Friday, November 4, 2011

Salem, Missouri

Friends: After one hundred miles of Historic Route 66 through Missouri we'd had enough. It had been little more than a frontage road along Interstate 44. It was well-labeled with blue Historic Route 66 markers, though it is just a series of frontage roads pieced together, alternating from one side to the other of the Interstate. It serves as an "Incident Bypass Route" when accidents block the interstate.

It is largely traffic-free, making it a virtual bicycle path, but the roar and tidal flow of 18-wheelers and other gas-guzzlers on the interstate along side hardly made us feel as if we were off in rural America on a quiet road all to ourselves. Nor were there many acknowledgements to Route 66 or oddball businesses catering to Route 66 devotees, as we hoped there would be, other than a Toy Museum, "For anyone who has ever been a kid," and Merrimack Caves and Jesse Jame's hideout.

The town of Cuba, where we had decided to veer from 66 and head south into the real Ozarks, was the first that truly celebrated its heritage of being a part of Route 66, "America's Main Street," the first main artery from the East to California after the era of the automobile began. Buildings all over Cuba had large murals hearkening back to the early days of Route 66.
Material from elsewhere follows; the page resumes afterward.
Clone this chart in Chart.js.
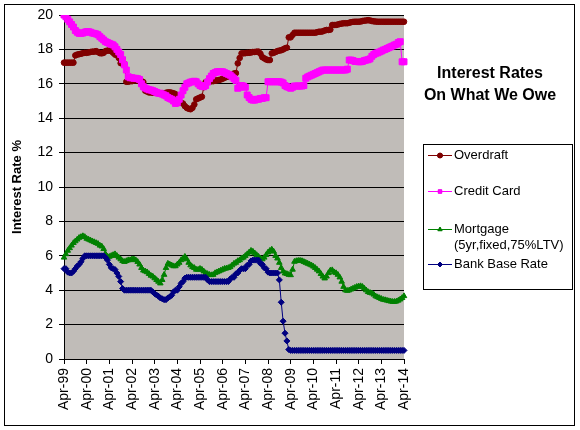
<!DOCTYPE html>
<html><head><meta charset="utf-8">
<script src="https://cdn.jsdelivr.net/npm/chart.js@4.4.1/dist/chart.umd.min.js"></script>
<style>html,body{margin:0;padding:0;background:#fff}canvas{display:block}</style>
</head><body>
<canvas id="c" width="580" height="430"></canvas>
<script>
// ---- data (monthly, Apr-99 .. Apr-14) ----
const MONTHS = ['Apr','May','Jun','Jul','Aug','Sep','Oct','Nov','Dec','Jan','Feb','Mar'];
const tickLabels = ['Apr-99','Apr-00','Apr-01','Apr-02','Apr-03','Apr-04','Apr-05','Apr-06','Apr-07','Apr-08','Apr-09','Apr-10','Apr-11','Apr-12','Apr-13','Apr-14'];
const seriesNames = ['Overdraft','Credit Card','Mortgage (5yr,fixed,75%LTV)','Bank Base Rate'];

const overdraft = [
17.23,17.23,17.23,17.23,17.23,17.23,17.65,17.7,17.72,17.75,17.78,17.8,
17.8,17.82,17.85,17.87,17.87,17.9,17.85,17.78,17.77,17.8,17.9,17.93,
17.93,17.9,17.8,17.7,17.67,17.5,17.2,17.19,17.15,16.12,16.12,16.15,
16.15,16.2,16.2,16.2,16.15,16.15,16.1,15.6,15.55,15.5,15.5,15.48,
15.48,15.48,15.45,15.45,15.45,15.45,15.48,15.5,15.5,15.48,15.45,15.4,
15.0,14.9,14.9,14.85,14.7,14.6,14.55,14.52,14.6,14.8,15.1,15.15,
15.2,15.25,15.8,16.1,16.12,16.12,16.15,16.15,16.18,16.2,16.22,16.25,
16.3,16.35,16.4,16.42,16.45,16.5,16.6,16.62,17.19,17.5,17.77,17.77,
17.78,17.8,17.8,17.82,17.85,17.85,17.87,17.87,17.75,17.55,17.48,17.42,
17.38,17.38,17.77,17.8,17.85,17.9,17.93,17.95,18.0,18.06,18.1,18.7,
18.7,18.84,18.97,18.97,18.97,18.97,18.97,18.97,18.97,18.97,18.97,18.97,
18.97,18.97,19.0,19.03,19.03,19.05,19.1,19.13,19.13,19.15,19.42,19.42,
19.42,19.45,19.48,19.5,19.52,19.52,19.52,19.55,19.58,19.6,19.61,19.61,
19.61,19.62,19.65,19.67,19.68,19.7,19.68,19.65,19.63,19.62,19.61,19.61,
19.61,19.61,19.61,19.61,19.61,19.61,19.61,19.61,19.61,19.61,19.61,19.61,
19.61];

const creditCard = [
20.0,19.9,19.75,19.6,19.45,19.3,19.1,19.0,18.93,18.93,18.95,19.0,
19.03,19.03,19.0,18.95,18.93,18.9,18.85,18.74,18.65,18.55,18.45,18.4,
18.35,18.3,18.26,18.15,18.0,17.85,17.7,17.4,17.1,16.8,16.41,16.35,
16.35,16.32,16.32,16.3,16.25,16.0,15.83,15.75,15.7,15.65,15.64,15.6,
15.55,15.5,15.45,15.45,15.4,15.35,15.3,15.2,15.15,15.1,15.0,14.86,
14.9,15.1,15.35,15.6,15.8,16.0,16.05,16.1,16.12,16.15,16.12,16.0,
15.9,15.85,15.83,15.9,16.1,16.3,16.45,16.6,16.65,16.7,16.7,16.7,
16.7,16.65,16.6,16.55,16.5,16.4,16.3,16.2,15.74,15.8,15.9,15.87,
15.8,15.35,15.2,15.1,15.05,15.05,15.1,15.1,15.15,15.15,15.19,15.19,
16.12,16.12,16.12,16.12,16.12,16.12,16.12,16.1,16.05,15.9,15.83,15.8,
15.74,15.8,15.87,15.87,15.87,15.87,15.87,15.9,16.32,16.4,16.45,16.5,
16.55,16.6,16.65,16.7,16.75,16.8,16.8,16.8,16.8,16.8,16.8,16.8,
16.8,16.8,16.8,16.8,16.8,16.8,16.85,17.38,17.38,17.35,17.3,17.3,
17.28,17.28,17.3,17.35,17.38,17.4,17.45,17.6,17.7,17.77,17.8,17.85,
17.9,17.96,18.0,18.05,18.1,18.15,18.2,18.26,18.3,18.4,18.45,17.28,
17.28];

const mortgage = [
5.9,6.1,6.3,6.45,6.6,6.75,6.85,6.95,7.05,7.1,7.15,7.1,
7.0,6.95,6.9,6.85,6.8,6.75,6.7,6.6,6.55,6.4,6.1,5.95,
5.95,6.0,6.05,6.1,6.0,5.9,5.8,5.7,5.65,5.7,5.75,5.75,
5.8,5.8,5.75,5.65,5.5,5.3,5.15,5.1,5.05,4.95,4.85,4.8,
4.7,4.6,4.5,4.4,4.6,4.9,5.3,5.55,5.5,5.45,5.4,5.4,
5.5,5.6,5.75,5.85,5.95,5.8,5.6,5.45,5.35,5.3,5.2,5.2,
5.25,5.2,5.1,5.0,4.95,4.9,4.88,4.9,5.0,5.05,5.1,5.15,
5.2,5.25,5.27,5.3,5.35,5.45,5.55,5.6,5.7,5.75,5.85,5.9,
6.0,6.1,6.2,6.3,6.25,6.15,6.05,5.95,5.85,5.8,5.9,6.05,
6.2,6.3,6.37,6.25,6.0,5.85,5.6,5.3,5.1,4.98,4.95,4.9,
4.88,5.2,5.66,5.7,5.72,5.72,5.7,5.65,5.6,5.55,5.5,5.45,
5.38,5.3,5.2,5.1,4.95,4.8,4.69,4.8,5.0,5.15,5.17,5.05,
5.0,4.9,4.75,4.5,4.2,4.0,3.97,4.0,4.05,4.1,4.15,4.2,
4.22,4.24,4.2,4.1,4.0,3.9,3.85,3.82,3.75,3.65,3.6,3.55,
3.5,3.45,3.43,3.4,3.37,3.35,3.33,3.33,3.35,3.4,3.47,3.55,
3.66];

const baseRate = [
5.25,5.25,5.05,5.0,5.0,5.1,5.25,5.4,5.5,5.65,5.85,6.0,
6.0,6.0,6.0,6.0,6.0,6.0,6.0,6.0,6.0,6.0,5.9,5.75,
5.5,5.3,5.25,5.2,5.0,4.8,4.5,4.1,4.0,4.0,4.0,4.0,
4.0,4.0,4.0,4.0,4.0,4.0,4.0,4.0,4.0,4.0,4.0,3.9,
3.8,3.72,3.65,3.55,3.5,3.45,3.45,3.55,3.62,3.7,3.9,4.0,
4.0,4.2,4.4,4.5,4.7,4.75,4.75,4.75,4.75,4.75,4.75,4.75,
4.75,4.75,4.75,4.75,4.6,4.5,4.5,4.5,4.5,4.5,4.5,4.5,
4.5,4.5,4.5,4.5,4.65,4.75,4.75,4.95,5.0,5.15,5.25,5.25,
5.25,5.45,5.5,5.7,5.75,5.75,5.75,5.75,5.55,5.5,5.3,5.25,
5.05,5.0,5.0,5.0,5.0,5.0,4.6,3.3,2.2,1.5,1.05,0.55,
0.5,0.5,0.5,0.5,0.5,0.5,0.5,0.5,0.5,0.5,0.5,0.5,
0.5,0.5,0.5,0.5,0.5,0.5,0.5,0.5,0.5,0.5,0.5,0.5,
0.5,0.5,0.5,0.5,0.5,0.5,0.5,0.5,0.5,0.5,0.5,0.5,
0.5,0.5,0.5,0.5,0.5,0.5,0.5,0.5,0.5,0.5,0.5,0.5,
0.5,0.5,0.5,0.5,0.5,0.5,0.5,0.5,0.5,0.5,0.5,0.5,
0.5];

// month category labels
const categories = [];
for (let y = 0; y < 15; y++) {
  for (let m = 0; m < 12; m++) {
    const yr = (m < 9 ? 99 + y : 100 + y) % 100;
    categories.push(MONTHS[m] + '-' + String(yr).padStart(2, '0'));
  }
}
categories.push('Apr-14');

const COLORS = ['#800000', '#ff00ff', '#008000', '#000080'];
const STYLES = ['circle', 'rect', 'triangle', 'rectRot'];
const RADII = [2.8, 4.2, 3.2, 3.0];
const FONT = '"Liberation Sans", Arial, sans-serif';

const frame = {
  id: 'frame',
  beforeDraw(chart) {
    const {ctx, chartArea: a} = chart;
    ctx.save();
    ctx.fillStyle = '#ffffff';
    ctx.fillRect(0, 0, chart.width, chart.height);
    ctx.fillStyle = '#c0bcb8';
    ctx.fillRect(a.left, a.top, a.right - a.left, a.bottom - a.top);
    ctx.restore();
  },
  afterDraw(chart) {
    const ctx = chart.ctx;
    ctx.save();
    ctx.strokeStyle = '#000';
    ctx.lineWidth = 1;
    ctx.strokeRect(4.5, 4.5, 570, 421);
    // title
    ctx.fillStyle = '#000';
    ctx.textAlign = 'center';
    ctx.textBaseline = 'alphabetic';
    ctx.font = 'bold 16px ' + FONT;
    ctx.fillText('Interest Rates', 490, 78);
    ctx.fillText('On What We Owe', 490, 100);
    // legend
    ctx.strokeRect(423.5, 144.5, 149, 145);
    const rows = [
      {y: 155, lines: ['Overdraft']},
      {y: 191, lines: ['Credit Card']},
      {y: 229, lines: ['Mortgage', '(5yr,fixed,75%LTV)']},
      {y: 264, lines: ['Bank Base Rate']}
    ];
    ctx.font = '13px ' + FONT;
    ctx.textAlign = 'left';
    ctx.textBaseline = 'middle';
    rows.forEach((r, i) => {
      ctx.strokeStyle = COLORS[i];
      ctx.beginPath();
      ctx.moveTo(428, r.y + 0.5);
      ctx.lineTo(452, r.y + 0.5);
      ctx.stroke();
      Chart.helpers.drawPoint(ctx, {pointStyle: STYLES[i], radius: 2.5, borderWidth: 1}, 440, r.y + 0.5);
      ctx.fillStyle = COLORS[i];
      ctx.fill();
      ctx.fillStyle = '#000';
      r.lines.forEach((t, k) => ctx.fillText(t, 454, r.y + k * 16));
    });
    ctx.restore();
  }
};

const series = [overdraft, creditCard, mortgage, baseRate];
new Chart(document.getElementById('c'), {
  type: 'line',
  data: {
    labels: categories,
    datasets: series.map((d, i) => ({
      label: seriesNames[i],
      data: d,
      borderColor: COLORS[i],
      backgroundColor: COLORS[i],
      borderWidth: 1,
      pointStyle: STYLES[i],
      pointRadius: RADII[i],
      pointBorderWidth: 1,
      pointBorderColor: COLORS[i],
      pointBackgroundColor: COLORS[i],
      tension: 0,
      fill: false,
      order: 4 - i
    }))
  },
  options: {
    responsive: false,
    animation: false,
    devicePixelRatio: 1,
    layout: {padding: {left: 0, top: 15, right: 176, bottom: 0}},
    plugins: {legend: {display: false}, tooltip: {enabled: false}, title: {display: false}},
    scales: {
      x: {
        type: 'category',
        offset: false,
        afterFit(s) { s.height = 71; },
        grid: {drawOnChartArea: false, drawTicks: true, tickLength: 5, color: '#000'},
        border: {display: true, color: '#000', width: 1},
        ticks: {
          autoSkip: false, minRotation: 90, maxRotation: 90, padding: 4,
          color: '#000', font: {family: FONT, size: 14},
          callback(v) { const l = this.getLabelForValue(v); return tickLabels.includes(l) ? l : null; }
        }
      },
      y: {
        min: 0, max: 20,
        afterFit(s) { s.width = 64; },
        grid: {color: '#000', tickLength: 5, drawTicks: true},
        border: {display: true, color: '#000', width: 1},
        ticks: {stepSize: 2, padding: 6, color: '#000', font: {family: FONT, size: 14}},
        title: {display: true, text: 'Interest Rate %', color: '#000', font: {family: FONT, size: 13, weight: 'bold'}, padding: {top: 10, bottom: 0}}
      }
    }
  },
  plugins: [frame]
});
</script>
</body></html>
The mural on the town newspaper building was a paper with the headline "Bette Davis Comes to Cuba." There were murals of Model T Fords and old style gas pumps. One mural commemorated a visit by Senator Harry Truman during a 1940 Presidential campaign visit. Another depicted an emergency landing by Amelia Earhart in the town in 1928. If we'd had such curiosities to gaze upon all along the route, we would be tempted to continue on despite the blight of interstate traffic intruding upon our tranquility. But not even the sign "The World's Largest Rocking Chair four miles ahead" could entice us. Maybe if we had been passing through in the summer on the one day of the year that the owner provides a hoist to lift people up into the chair at $5 a pop for a photo we would have wanted to check it out. But we were eager to get off into true rural America and escape this characterless corridor.

There was more of a Halloween spirit than Route 66 spirit. Before I visited the rest room at the service station in Gray Summit, I was warned, "Don't forget its Halloween." There were streaks of fake blood on all its walls and "Help Me" spelled out in blood. Carved pumpkins adorn most homes. The Scrooge of one town had four large pumpkins on his porch all carved with mouths turned sharply downwards.
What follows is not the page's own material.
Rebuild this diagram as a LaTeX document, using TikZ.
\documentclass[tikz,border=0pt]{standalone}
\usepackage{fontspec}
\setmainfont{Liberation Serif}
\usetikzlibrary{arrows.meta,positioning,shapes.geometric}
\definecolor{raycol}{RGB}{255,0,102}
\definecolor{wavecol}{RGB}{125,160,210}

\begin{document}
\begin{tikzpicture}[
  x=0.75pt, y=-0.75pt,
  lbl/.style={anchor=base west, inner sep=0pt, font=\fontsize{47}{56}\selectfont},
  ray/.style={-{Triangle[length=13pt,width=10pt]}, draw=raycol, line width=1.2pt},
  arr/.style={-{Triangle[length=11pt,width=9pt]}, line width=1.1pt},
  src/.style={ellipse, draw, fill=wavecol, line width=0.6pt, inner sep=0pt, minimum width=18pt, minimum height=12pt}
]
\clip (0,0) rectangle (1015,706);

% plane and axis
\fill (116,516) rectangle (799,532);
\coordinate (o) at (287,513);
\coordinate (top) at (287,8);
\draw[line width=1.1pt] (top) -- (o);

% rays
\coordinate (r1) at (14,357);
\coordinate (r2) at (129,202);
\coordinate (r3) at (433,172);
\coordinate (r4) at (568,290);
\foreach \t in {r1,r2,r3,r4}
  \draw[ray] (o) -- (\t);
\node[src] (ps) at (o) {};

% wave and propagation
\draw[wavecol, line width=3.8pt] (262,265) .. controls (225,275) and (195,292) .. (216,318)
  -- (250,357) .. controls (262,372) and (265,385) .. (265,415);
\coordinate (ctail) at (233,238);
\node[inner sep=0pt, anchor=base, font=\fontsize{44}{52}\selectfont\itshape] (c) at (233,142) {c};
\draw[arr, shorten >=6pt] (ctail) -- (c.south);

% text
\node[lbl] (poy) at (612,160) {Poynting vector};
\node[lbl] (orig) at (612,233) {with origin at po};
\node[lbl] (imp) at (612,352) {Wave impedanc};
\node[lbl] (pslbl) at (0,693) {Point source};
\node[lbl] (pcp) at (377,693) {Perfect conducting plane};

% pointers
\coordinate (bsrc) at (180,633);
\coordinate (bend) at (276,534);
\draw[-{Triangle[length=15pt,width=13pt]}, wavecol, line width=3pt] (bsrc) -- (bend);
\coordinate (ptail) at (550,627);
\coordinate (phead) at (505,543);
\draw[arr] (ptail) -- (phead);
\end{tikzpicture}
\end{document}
The back side of our Ortlieb panniers each have a palm-sized white reflective patch. I've met cyclists who have etched smiling faces into them, as if they were pumpkins to be decorated. When I mentioned this to Jim, he proposed that we etch some slogan into them, one word per patch. Our initial brainstorming only produced profanity laced epithets towards motorists. That led to my suggestion 'Get A Bike.' "

"It has to be two words," Jim said.

" 'Get A' is short enough that could be one one side."

"No, we have to stick to two words."

"How about 'Bike Good' then." "That would be perfect. You can put those on your panniers and I'll put 'Car Bad' on mine."

If we'd had this discussion after our lunch in Marje's Cafe in Cuba we might have had some weight loss ideas. Pam, our overnight hostess the first night of these travels, told us that Missouri has the highest obesity rate in the country. It was fully confirmed at Marje's. Three blimp-sized women waddled in several minutes after we arrived. Not so long after a husband and wife of even more gargantuan proportions took a seat. We've both seen obesity before, but nothing to compare to this.

Jim kept fidgeting with the thermostat at Marje's as we were cold and wet. People came into Marje's saying that there was snow up the road in Rolla at a slightly higher elevation than what we were at. Not even a couple hours at the library fully dried and warmed us, so Jim suggested we splurge on a room at the Wagon Wheel Motel, a classic on Route 66 going back to the '30s. It had recently been restored. The grand reopening had been this summer with prices rolled back to what they were back then--$3.10 for a room and ten cents for pie--for that day.

The lady who checked us in didn't react at all when Jim said he was from Ecuador. They'd never had a guest from Ecuador before, but she said about 70% of their guests are foreigners traveling the route. For many who start in Chicago, the Wagon Wheel is their first night. She said a couple from Sweden on motorcycles arrived with such horrid sun burns the wife went to the emergency room. Her son is in the army in Germany and many Germans are impressed that he lives on 66. An English camera crew spent three days at the motel using it as a base for a documentary they were filming on the road.